Let \(G_i = \{g\in G: g|_{V_j} = Id\ \forall j\ne i \}\) then \(Fix(\prod_{j\ne i} G_j)= E\oplus V_i\), in fact if \(v = e +\sum v_i\in Fix(\prod_{j\ne i} G_j)\) where \(e\in E, v_k\in V_k\), one has \(g_j v_j = v_j \forall g_j \in G_j\), hence \(g v_j = v_j \forall g\in G\), hence \(v_j = 0\). Now note that as \(pr_i\) commutes with \(G\) and \(N_i\) is fixed by \(\prod_{j\ne i}G_j\), \(N\) is also fixed by \(\prod_{j\ne i}G_j\). Therefore \(N\subset E \oplus^\perp V_i\), hence \(N = N_i=V_i\) as \(N\perp E\).
For the last point, note that as \(J\) commutes with all elements of \(G\), \(J\) sends \(Fix(\prod_{j\in A} G_j)\) to itself. Therefore \(J|_E: E\longrightarrow E\) and \(J|_{E\oplus V_i}: E\oplus V_i\longrightarrow E\oplus V_i\), hence by orthogonality \(J\) sends \(E\) and \(V_i\) to themselves.
3 Application of uniqueness lemma: decomposition for Kähler manifold
Now let apply the de Rham decomposition to a complete Riemannian manifold \(M\) with holonomy \(U(n) \subset SO(2n)\) (called a Kähler manifold). There exists on a fixed fiber \(T_xM\) an automorphism \(J\) that preserves the Riemannian metric and satisfies \(J^2 = -1\). By transporting \(J\) to every other fibers of \(TM\) one obtains a almost complex structure on \(M\).

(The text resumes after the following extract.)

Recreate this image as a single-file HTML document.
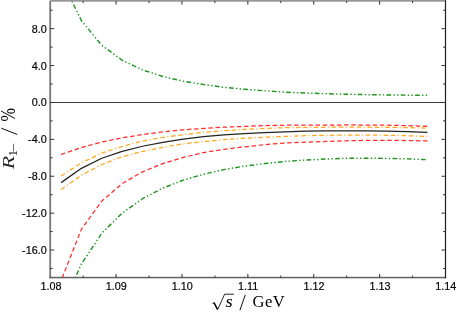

Apply Lemma 2 to \(J\) which obviously commutes with \(G\) and orthonormal, one see that such structure \(J\) passes to every manifold \(M_i\) and the Euclidean component \( \mathbb{R}^n\) and remains parallel on these manifolds. We proved that \(M\) is decomposed to \( \mathbb{C}^{n/2}\times \prod M_i\) where \(M_i\) are Kähler manifold. The decomposition map is both a Riemannian isometry and a isomorphism between complex manifold (i.e. its preserves complex structure).